**MATERIAL FOR THIS EXERCISE**
----

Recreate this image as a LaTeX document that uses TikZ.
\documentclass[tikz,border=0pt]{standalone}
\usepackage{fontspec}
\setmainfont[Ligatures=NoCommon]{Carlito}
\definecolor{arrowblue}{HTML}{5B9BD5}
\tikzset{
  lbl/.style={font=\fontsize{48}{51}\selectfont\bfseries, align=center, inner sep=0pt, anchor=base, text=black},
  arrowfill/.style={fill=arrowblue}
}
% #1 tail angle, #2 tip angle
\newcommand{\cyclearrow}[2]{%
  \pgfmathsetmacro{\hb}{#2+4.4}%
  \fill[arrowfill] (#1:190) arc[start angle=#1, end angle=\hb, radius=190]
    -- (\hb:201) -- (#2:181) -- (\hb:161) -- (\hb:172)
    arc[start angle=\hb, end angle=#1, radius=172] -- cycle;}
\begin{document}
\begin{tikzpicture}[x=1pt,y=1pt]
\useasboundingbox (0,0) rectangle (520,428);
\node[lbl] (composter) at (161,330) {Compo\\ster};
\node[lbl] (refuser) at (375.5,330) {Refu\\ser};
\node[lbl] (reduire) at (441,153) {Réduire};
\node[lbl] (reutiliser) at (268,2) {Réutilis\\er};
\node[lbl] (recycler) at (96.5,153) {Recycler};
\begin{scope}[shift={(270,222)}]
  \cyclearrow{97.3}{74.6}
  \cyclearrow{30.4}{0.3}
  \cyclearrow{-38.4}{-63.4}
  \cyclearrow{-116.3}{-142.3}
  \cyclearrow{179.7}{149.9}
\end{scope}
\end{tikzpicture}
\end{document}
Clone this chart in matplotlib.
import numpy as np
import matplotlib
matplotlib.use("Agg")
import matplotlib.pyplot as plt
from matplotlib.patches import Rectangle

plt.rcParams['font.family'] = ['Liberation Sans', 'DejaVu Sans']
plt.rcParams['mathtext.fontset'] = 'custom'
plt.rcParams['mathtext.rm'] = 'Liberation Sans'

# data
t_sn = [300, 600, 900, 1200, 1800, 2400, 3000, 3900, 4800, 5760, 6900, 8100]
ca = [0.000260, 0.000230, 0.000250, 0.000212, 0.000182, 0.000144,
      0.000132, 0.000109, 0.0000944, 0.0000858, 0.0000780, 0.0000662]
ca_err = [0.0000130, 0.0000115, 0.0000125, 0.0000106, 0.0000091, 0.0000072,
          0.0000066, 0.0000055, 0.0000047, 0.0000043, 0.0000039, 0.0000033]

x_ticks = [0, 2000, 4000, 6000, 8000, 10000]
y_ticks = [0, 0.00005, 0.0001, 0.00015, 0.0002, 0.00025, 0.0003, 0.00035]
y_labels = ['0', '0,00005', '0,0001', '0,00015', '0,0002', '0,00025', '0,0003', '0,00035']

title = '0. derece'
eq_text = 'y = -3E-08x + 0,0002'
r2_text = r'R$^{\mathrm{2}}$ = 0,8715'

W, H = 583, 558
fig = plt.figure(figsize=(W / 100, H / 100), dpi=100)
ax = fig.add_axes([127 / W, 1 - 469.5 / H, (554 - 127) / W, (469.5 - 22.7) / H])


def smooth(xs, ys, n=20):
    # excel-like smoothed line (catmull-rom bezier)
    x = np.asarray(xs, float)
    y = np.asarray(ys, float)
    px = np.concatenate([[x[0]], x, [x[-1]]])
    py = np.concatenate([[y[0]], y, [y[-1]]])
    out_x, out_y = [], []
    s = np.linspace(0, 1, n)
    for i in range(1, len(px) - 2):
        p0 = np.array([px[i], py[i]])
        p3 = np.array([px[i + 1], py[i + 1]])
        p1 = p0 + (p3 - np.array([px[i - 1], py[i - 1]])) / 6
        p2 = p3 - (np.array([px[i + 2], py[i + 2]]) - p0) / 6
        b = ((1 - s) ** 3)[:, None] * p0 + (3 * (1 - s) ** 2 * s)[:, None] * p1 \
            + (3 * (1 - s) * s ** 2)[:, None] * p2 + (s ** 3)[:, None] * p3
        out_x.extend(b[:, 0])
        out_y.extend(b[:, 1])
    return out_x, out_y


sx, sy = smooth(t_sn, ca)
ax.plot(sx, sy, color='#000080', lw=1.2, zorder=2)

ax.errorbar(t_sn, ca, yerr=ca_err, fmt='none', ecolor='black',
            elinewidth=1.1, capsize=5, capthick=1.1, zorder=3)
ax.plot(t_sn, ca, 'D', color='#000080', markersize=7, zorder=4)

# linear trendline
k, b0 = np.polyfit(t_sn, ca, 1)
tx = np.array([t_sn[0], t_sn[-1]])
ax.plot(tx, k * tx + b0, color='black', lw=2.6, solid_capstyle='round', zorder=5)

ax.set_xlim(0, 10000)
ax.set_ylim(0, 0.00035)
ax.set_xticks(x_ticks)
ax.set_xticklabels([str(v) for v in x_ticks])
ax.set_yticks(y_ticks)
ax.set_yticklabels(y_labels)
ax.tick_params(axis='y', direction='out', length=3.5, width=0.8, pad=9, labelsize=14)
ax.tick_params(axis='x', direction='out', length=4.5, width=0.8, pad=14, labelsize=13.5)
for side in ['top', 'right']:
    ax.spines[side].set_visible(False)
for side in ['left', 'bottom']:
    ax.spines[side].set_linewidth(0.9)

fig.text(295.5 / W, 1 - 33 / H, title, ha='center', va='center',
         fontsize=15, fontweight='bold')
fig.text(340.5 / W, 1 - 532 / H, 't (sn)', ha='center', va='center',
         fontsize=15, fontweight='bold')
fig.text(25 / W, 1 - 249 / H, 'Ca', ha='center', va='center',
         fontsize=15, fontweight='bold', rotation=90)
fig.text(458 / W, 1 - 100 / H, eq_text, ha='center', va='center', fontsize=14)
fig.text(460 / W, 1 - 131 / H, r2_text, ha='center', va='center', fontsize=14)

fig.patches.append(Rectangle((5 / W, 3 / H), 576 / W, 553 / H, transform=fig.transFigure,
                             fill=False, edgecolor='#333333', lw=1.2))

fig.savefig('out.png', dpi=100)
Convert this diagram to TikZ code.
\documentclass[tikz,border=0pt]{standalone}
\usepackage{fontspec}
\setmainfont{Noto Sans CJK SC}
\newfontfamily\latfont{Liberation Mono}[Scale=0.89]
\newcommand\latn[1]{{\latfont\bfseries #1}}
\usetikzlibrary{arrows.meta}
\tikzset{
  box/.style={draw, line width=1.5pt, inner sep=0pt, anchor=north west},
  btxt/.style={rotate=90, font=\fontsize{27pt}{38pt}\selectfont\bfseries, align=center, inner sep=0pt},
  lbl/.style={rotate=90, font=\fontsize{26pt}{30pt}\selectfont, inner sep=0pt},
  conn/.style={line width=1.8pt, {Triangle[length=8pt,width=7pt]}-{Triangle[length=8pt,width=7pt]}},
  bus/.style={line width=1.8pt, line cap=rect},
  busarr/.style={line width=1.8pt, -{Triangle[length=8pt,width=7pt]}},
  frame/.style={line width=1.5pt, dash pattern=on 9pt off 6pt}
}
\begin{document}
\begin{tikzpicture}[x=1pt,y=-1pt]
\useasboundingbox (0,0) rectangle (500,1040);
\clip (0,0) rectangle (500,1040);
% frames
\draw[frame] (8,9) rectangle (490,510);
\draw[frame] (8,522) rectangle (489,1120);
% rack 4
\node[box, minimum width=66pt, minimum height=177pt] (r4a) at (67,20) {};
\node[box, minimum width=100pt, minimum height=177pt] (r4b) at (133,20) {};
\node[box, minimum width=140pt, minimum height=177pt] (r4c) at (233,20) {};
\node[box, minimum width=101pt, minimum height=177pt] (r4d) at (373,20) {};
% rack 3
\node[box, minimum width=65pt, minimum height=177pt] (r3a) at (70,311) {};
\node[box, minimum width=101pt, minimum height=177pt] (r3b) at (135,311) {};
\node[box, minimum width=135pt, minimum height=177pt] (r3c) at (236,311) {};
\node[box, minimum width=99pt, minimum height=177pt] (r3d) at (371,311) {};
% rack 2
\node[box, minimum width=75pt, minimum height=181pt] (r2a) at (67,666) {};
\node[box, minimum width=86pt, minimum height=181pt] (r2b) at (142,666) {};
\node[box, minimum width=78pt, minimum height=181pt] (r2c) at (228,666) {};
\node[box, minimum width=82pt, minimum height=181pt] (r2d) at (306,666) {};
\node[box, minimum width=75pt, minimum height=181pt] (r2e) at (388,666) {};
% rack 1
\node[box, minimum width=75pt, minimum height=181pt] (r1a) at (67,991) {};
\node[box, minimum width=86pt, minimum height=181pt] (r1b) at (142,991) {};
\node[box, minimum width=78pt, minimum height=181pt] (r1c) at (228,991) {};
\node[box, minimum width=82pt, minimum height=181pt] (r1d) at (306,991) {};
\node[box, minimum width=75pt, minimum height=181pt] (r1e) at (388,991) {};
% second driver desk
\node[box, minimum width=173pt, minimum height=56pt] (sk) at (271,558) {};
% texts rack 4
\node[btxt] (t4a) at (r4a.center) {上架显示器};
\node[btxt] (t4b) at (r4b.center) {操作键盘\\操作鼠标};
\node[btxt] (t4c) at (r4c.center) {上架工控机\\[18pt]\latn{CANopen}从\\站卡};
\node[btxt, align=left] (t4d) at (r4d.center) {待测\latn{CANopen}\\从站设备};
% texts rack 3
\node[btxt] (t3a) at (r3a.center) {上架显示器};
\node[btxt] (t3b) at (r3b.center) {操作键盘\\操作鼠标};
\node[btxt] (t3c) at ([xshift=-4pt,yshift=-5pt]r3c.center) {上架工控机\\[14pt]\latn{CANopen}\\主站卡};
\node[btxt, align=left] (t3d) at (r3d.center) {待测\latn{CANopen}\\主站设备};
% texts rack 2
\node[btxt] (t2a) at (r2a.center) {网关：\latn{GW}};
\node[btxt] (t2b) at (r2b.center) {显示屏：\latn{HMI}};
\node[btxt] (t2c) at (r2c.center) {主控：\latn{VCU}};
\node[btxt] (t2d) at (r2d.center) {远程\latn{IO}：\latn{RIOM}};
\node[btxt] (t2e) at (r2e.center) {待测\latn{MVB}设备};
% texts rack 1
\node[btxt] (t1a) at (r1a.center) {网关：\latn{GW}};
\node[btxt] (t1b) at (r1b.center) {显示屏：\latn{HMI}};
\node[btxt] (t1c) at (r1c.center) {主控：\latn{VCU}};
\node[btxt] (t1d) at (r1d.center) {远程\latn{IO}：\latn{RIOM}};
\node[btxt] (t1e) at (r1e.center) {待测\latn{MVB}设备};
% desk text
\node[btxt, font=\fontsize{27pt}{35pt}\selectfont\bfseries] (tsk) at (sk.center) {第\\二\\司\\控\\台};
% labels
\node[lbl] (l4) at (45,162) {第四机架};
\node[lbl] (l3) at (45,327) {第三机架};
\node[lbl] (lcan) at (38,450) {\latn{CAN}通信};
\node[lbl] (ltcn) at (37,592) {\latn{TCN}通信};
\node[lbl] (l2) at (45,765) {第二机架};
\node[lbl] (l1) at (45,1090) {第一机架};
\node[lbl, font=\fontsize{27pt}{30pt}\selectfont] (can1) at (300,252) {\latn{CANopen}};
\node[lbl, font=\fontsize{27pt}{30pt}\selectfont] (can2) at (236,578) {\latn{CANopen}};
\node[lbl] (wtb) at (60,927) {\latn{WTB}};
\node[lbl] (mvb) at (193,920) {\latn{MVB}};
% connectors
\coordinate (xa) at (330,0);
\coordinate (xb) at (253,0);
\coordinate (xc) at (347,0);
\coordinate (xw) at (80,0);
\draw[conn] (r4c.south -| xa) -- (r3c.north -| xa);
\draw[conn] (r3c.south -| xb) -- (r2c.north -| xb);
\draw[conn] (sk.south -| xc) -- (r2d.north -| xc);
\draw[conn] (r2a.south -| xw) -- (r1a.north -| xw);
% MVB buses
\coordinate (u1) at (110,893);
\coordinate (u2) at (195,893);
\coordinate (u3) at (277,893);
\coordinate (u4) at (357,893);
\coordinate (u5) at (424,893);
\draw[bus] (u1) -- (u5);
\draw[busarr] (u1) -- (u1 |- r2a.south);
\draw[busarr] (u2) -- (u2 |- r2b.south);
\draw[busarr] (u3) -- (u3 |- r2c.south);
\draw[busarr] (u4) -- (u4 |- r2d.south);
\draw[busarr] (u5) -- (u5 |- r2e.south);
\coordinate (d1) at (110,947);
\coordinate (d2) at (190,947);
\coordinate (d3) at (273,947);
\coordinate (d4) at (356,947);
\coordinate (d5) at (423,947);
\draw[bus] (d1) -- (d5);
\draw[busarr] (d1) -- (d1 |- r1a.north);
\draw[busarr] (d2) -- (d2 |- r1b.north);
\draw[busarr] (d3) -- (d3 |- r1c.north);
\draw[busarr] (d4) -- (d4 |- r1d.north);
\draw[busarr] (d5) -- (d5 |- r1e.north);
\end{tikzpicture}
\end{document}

----

**WORK INSTRUCTIONS**
Go back over the listing above and copy exactly the lines that begin at the line with "Clone this chart in matplotlib." and stop after the line with "plt.rcParams['mathtext.rm'] = 'Liberation"; leave out every other line.

**FULL ANSWER**
Clone this chart in matplotlib.
import numpy as np
import matplotlib
matplotlib.use("Agg")
import matplotlib.pyplot as plt
from matplotlib.patches import Rectangle

plt.rcParams['font.family'] = ['Liberation Sans', 'DejaVu Sans']
plt.rcParams['mathtext.fontset'] = 'custom'
plt.rcParams['mathtext.rm'] = 'Liberation Sans'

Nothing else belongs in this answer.